Biography of Gregory S. McNeal
Greg McNeal is a national security specialist whose current research focuses on security and technology. He is a Forbes contributor where he writes a column about law, policy, and security. His current book project (under contract with Oxford University Press) focuses on the investigation and prosecution of national security related crimes.
Previously, Professor McNeal served as Assistant Director of the Institute for Global Security, co-directed a transnational counterterrorism program for the U.S. Department of Justice, and served as a consultant to the Chief Prosecutor of the Department of Defense Office of Military Commissions on matters related to the prosecution of suspected terrorists held in the detention facility in Guantanamo Bay, Cuba. His scholarship includes articles published by The Georgetown Law Journal, The Northwestern University Law Review Colloquy, The Connecticut Law Review, The Richmond Law Review among others.

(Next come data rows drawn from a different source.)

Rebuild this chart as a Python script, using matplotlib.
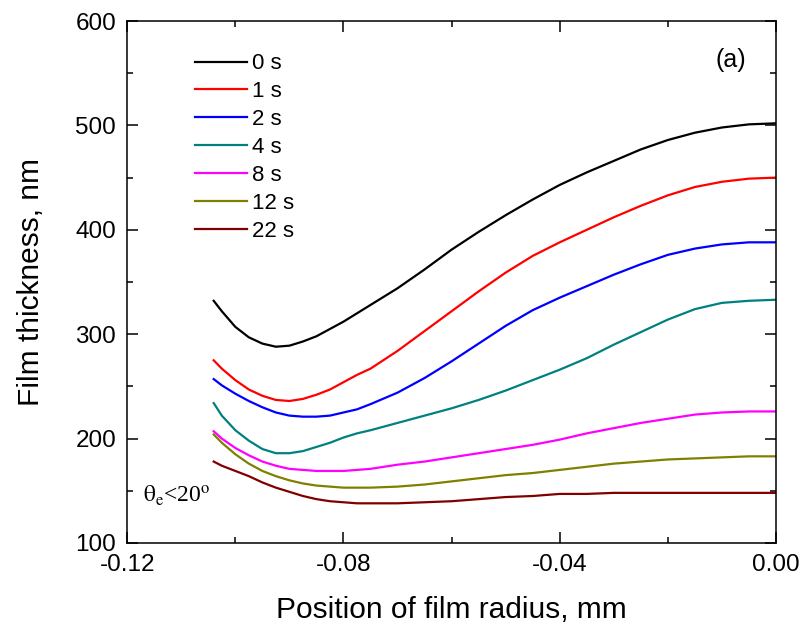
import numpy as np
import matplotlib
matplotlib.use("Agg")
import matplotlib.pyplot as plt

plt.rcParams["font.family"] = ["Liberation Sans", "DejaVu Sans"]
plt.rcParams["mathtext.fontset"] = "stix"

# position of film radius, mm
x = [-0.104, -0.1025, -0.100, -0.0975, -0.095, -0.0925, -0.090, -0.0875,
     -0.085, -0.0825, -0.080, -0.0775, -0.075, -0.070, -0.065, -0.060, -0.055,
     -0.050, -0.045, -0.040, -0.035, -0.030, -0.025, -0.020, -0.015, -0.010,
     -0.005, 0.000]

# film thickness, nm
t0 = [332, 322, 307, 297, 291, 288, 289, 293, 298, 305, 312, 320, 328, 344,
      362, 381, 398, 414, 429, 443, 455, 466, 477, 486, 493, 498, 501, 502]
t1 = [275, 267, 256, 247, 241, 237, 236, 238, 242, 247, 254, 261, 267, 284,
      303, 322, 341, 359, 375, 388, 400, 412, 423, 433, 441, 446, 449, 450]
t2 = [257, 251, 243, 236, 230, 225, 222, 221, 221, 222, 225, 228, 233, 244,
      258, 274, 291, 308, 323, 335, 346, 357, 367, 376, 382, 386, 388, 388]
t4 = [234, 222, 208, 198, 190, 186, 186, 188, 192, 196, 201, 205, 208, 215,
      222, 229, 237, 246, 256, 266, 277, 290, 302, 314, 324, 330, 332, 333]
t8 = [207, 200, 191, 184, 178, 174, 171, 170, 169, 169, 169, 170, 171, 175,
      178, 182, 186, 190, 194, 199, 205, 210, 215, 219, 223, 225, 226, 226]
t12 = [204, 196, 185, 176, 169, 164, 160, 157, 155, 154, 153, 153, 153, 154,
       156, 159, 162, 165, 167, 170, 173, 176, 178, 180, 181, 182, 183, 183]
t22 = [178, 174, 169, 164, 158, 153, 149, 145, 142, 140, 139, 138, 138, 138,
       139, 140, 142, 144, 145, 147, 147, 148, 148, 148, 148, 148, 148, 148]

series = [t0, t1, t2, t4, t8, t12, t22]
labels = ["0 s", "1 s", "2 s", "4 s", "8 s", "12 s", "22 s"]
colors = ["#000000", "#FF0000", "#0000FF", "#008080", "#FF00FF", "#808000", "#800000"]

fig = plt.figure(figsize=(8.05, 6.27), dpi=100)
ax = fig.add_axes([0.158, 0.134, 0.806, 0.8325])

for y, lab, c in zip(series, labels, colors):
    ax.plot(x, y, color=c, lw=1.6, label=lab)

ax.set_xlim(-0.12, 0.0)
ax.set_ylim(100, 600)
ax.set_xticks([-0.12, -0.08, -0.04, 0.00])
ax.set_xticks([-0.10, -0.06, -0.02], minor=True)
ax.set_xticklabels(["-0.12", "-0.08", "-0.04", "0.00"])
ax.set_yticks([100, 200, 300, 400, 500, 600])
ax.set_yticks([150, 250, 350, 450, 550], minor=True)

ax.tick_params(which="both", direction="in", top=True, right=True, width=1.1)
ax.tick_params(which="major", length=8, pad=8, labelsize=17.5)
ax.tick_params(which="minor", length=4)
for s in ax.spines.values():
    s.set_linewidth(1.1)

ax.set_xlabel("Position of film radius, mm", fontsize=21.5, labelpad=14)
ax.set_ylabel("Film thickness, nm", fontsize=21.5, labelpad=22)

ax.legend(loc="upper left", bbox_to_anchor=(0.091, 0.955), frameon=False,
          fontsize=16, handlelength=2.34, handletextpad=0.22, labelspacing=0.31,
          borderaxespad=0)

ax.text(0.931, 0.925, "(a)", transform=ax.transAxes, fontsize=18,
        ha="center", va="center")
ax.text(0.025, 0.09, r"$\mathrm{\theta_e}$<20$^\mathrm{o}$", transform=ax.transAxes,
        fontsize=17, family="Liberation Serif", ha="left", va="center")

fig.savefig("out.png", dpi=100)
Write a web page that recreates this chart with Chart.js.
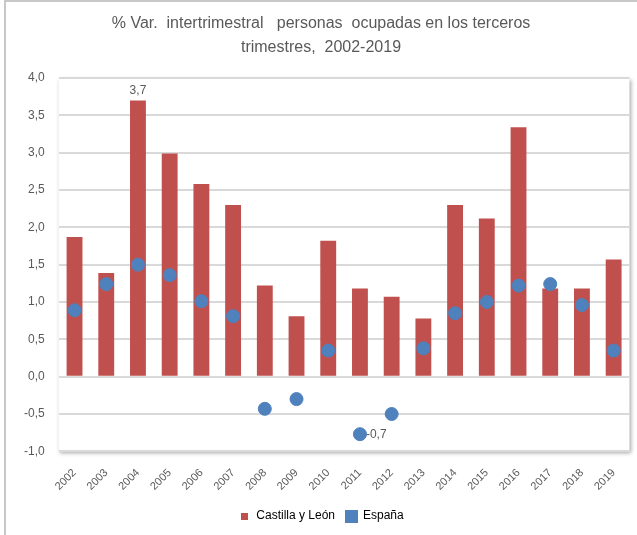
<!DOCTYPE html>
<html>
<head>
<meta charset="utf-8">
<script src="https://cdn.jsdelivr.net/npm/chart.js@4"></script>
<style>
  html, body { margin: 0; padding: 0; background: #fff; }
  #wrap { width: 637px; height: 535px; position: relative; }
</style>
</head>
<body>
<div id="wrap"><canvas id="chart" width="637" height="535"></canvas></div>
<script>
const years = ['2002', '2003', '2004', '2005', '2006', '2007', '2008', '2009', '2010',
  '2011', '2012', '2013', '2014', '2015', '2016', '2017', '2018', '2019'];
const castillaLeon = [1.87, 1.39, 3.70, 2.99, 2.58, 2.30, 1.22, 0.81, 1.82,
  1.18, 1.07, 0.78, 2.30, 2.12, 3.34, 1.18, 1.18, 1.57];
const espana = [0.89, 1.24, 1.50, 1.36, 1.01, 0.81, -0.43, -0.30, 0.35,
  -0.77, -0.50, 0.38, 0.85, 1.00, 1.22, 1.24, 0.96, 0.35];
const yTicks = [-1, -0.5, 0, 0.5, 1, 1.5, 2, 2.5, 3, 3.5, 4];

const colors = {
  bar: '#c0504d',
  dot: '#4f81bd',
  grid: '#d9d9d9',
  text: '#595959'
};

const fontFamily = '"Liberation Sans Narrow", "Liberation Sans", Arial, sans-serif';

function swatch(size, color) {
  const c = document.createElement('canvas');
  c.width = size;
  c.height = size;
  const ctx = c.getContext('2d');
  ctx.fillStyle = color;
  ctx.fillRect(0, 0, size, size);
  return c;
}

// frame, plot-area shadow and the two value labels
const decor = {
  id: 'decor',
  beforeDraw(chart) {
    const { ctx, chartArea: a } = chart;
    ctx.save();
    ctx.strokeStyle = '#c8c8c8';
    ctx.lineWidth = 2;
    ctx.beginPath();
    ctx.moveTo(5, 535);
    ctx.lineTo(5, 1);
    ctx.lineTo(637, 1);
    ctx.stroke();
    ctx.shadowColor = 'rgba(0,0,0,0.35)';
    ctx.shadowBlur = 4;
    ctx.shadowOffsetX = 1;
    ctx.shadowOffsetY = 2;
    ctx.fillStyle = '#fff';
    ctx.fillRect(a.left, a.top, a.right - a.left, a.bottom - a.top);
    ctx.restore();
  },
  afterDatasetsDraw(chart) {
    const { ctx } = chart;
    ctx.save();
    ctx.fillStyle = colors.text;
    ctx.font = '12px ' + fontFamily;
    const bar = chart.getDatasetMeta(0).data[2];
    ctx.textAlign = 'center';
    ctx.textBaseline = 'bottom';
    ctx.fillText('3,7', bar.x, bar.y - 4);
    const pt = chart.getDatasetMeta(1).data[9];
    ctx.textAlign = 'left';
    ctx.textBaseline = 'middle';
    ctx.fillText('-0,7', pt.x + 6, pt.y);
    ctx.restore();
  }
};

new Chart(document.getElementById('chart'), {
  type: 'bar',
  data: {
    labels: years,
    datasets: [
      {
        label: 'Castilla y León',
        data: castillaLeon,
        backgroundColor: colors.bar,
        categoryPercentage: 1,
        barPercentage: 0.5,
        order: 2
      },
      {
        type: 'line',
        label: 'España',
        data: espana,
        showLine: false,
        pointStyle: 'circle',
        pointRadius: 6.5,
        pointBackgroundColor: colors.dot,
        pointBorderColor: colors.dot,
        backgroundColor: colors.dot,
        borderColor: colors.dot,
        order: 1
      }
    ]
  },
  options: {
    responsive: false,
    animation: false,
    layout: { padding: { left: 10, right: 5, top: 8, bottom: 3 } },
    plugins: {
      title: {
        display: true,
        text: ['% Var.  intertrimestral   personas  ocupadas en los terceros', 'trimestres,  2002-2019'],
        color: colors.text,
        font: { family: fontFamily, size: 16, weight: 'normal', lineHeight: 1.5 },
        padding: { top: 4, bottom: 18 }
      },
      legend: {
        position: 'bottom',
        labels: {
          color: colors.text,
          font: { family: fontFamily, size: 12 },
          usePointStyle: true,
          padding: 10,
          generateLabels() {
            return [
              { text: 'Castilla y León', pointStyle: swatch(7, colors.bar), fillStyle: colors.bar, strokeStyle: colors.bar, lineWidth: 0, datasetIndex: 0 },
              { text: 'España', pointStyle: swatch(13, colors.dot), fillStyle: colors.dot, strokeStyle: colors.dot, lineWidth: 0, datasetIndex: 1 }
            ];
          }
        }
      },
      tooltip: { enabled: false }
    },
    scales: {
      x: {
        grid: { display: false },
        border: { display: false },
        ticks: {
          color: colors.text,
          font: { family: fontFamily, size: 11 },
          maxRotation: 45,
          minRotation: 45,
          padding: 7
        }
      },
      y: {
        min: -1,
        max: 4,
        afterBuildTicks(scale) {
          scale.ticks = yTicks.map((v) => ({ value: v }));
        },
        grid: { color: colors.grid, lineWidth: 2, drawTicks: false },
        border: { display: false },
        ticks: {
          color: colors.text,
          font: { family: fontFamily, size: 12 },
          padding: 14,
          callback: (v) => v.toFixed(1).replace('.', ',')
        }
      }
    }
  },
  plugins: [decor]
});
</script>
</body>
</html>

Professor McNeal has twice testified before Congress, has advised Congressional committees, provided legal support to the Iraqi High Tribunal, advised the Department of the Army, and consulted with Fortune 500 companies on matters related to counter-terrorism, international criminal law, and national security. Before becoming an attorney he served as an officer in the United States Army.
He is an executive committee member of The Federalist Society’s International Law and National Security Practice Group. His popular writing has appeared in publications such as The New York Times, The Washington Times, and The Baltimore Sun. He has appeared on Fox News Channel, NPR, BBC, C-SPAN, CNN, MSNBC and has been quoted by Time Magazine, The New York Times and other national media outlets as an expert commentator on national security and international law, and is a frequent participant in academic conferences regarding national security. You can follow him on Twitter @GregoryMcNeal.
Greg McNeal is a professor and national security specialist focusing on the institutions and challenges associated with global security, with substantive expertise in national security law and policy, transnational crime, global policy studies, and international affairs.
He teaches at Pepperdine University's School of Law and School of Public Policy.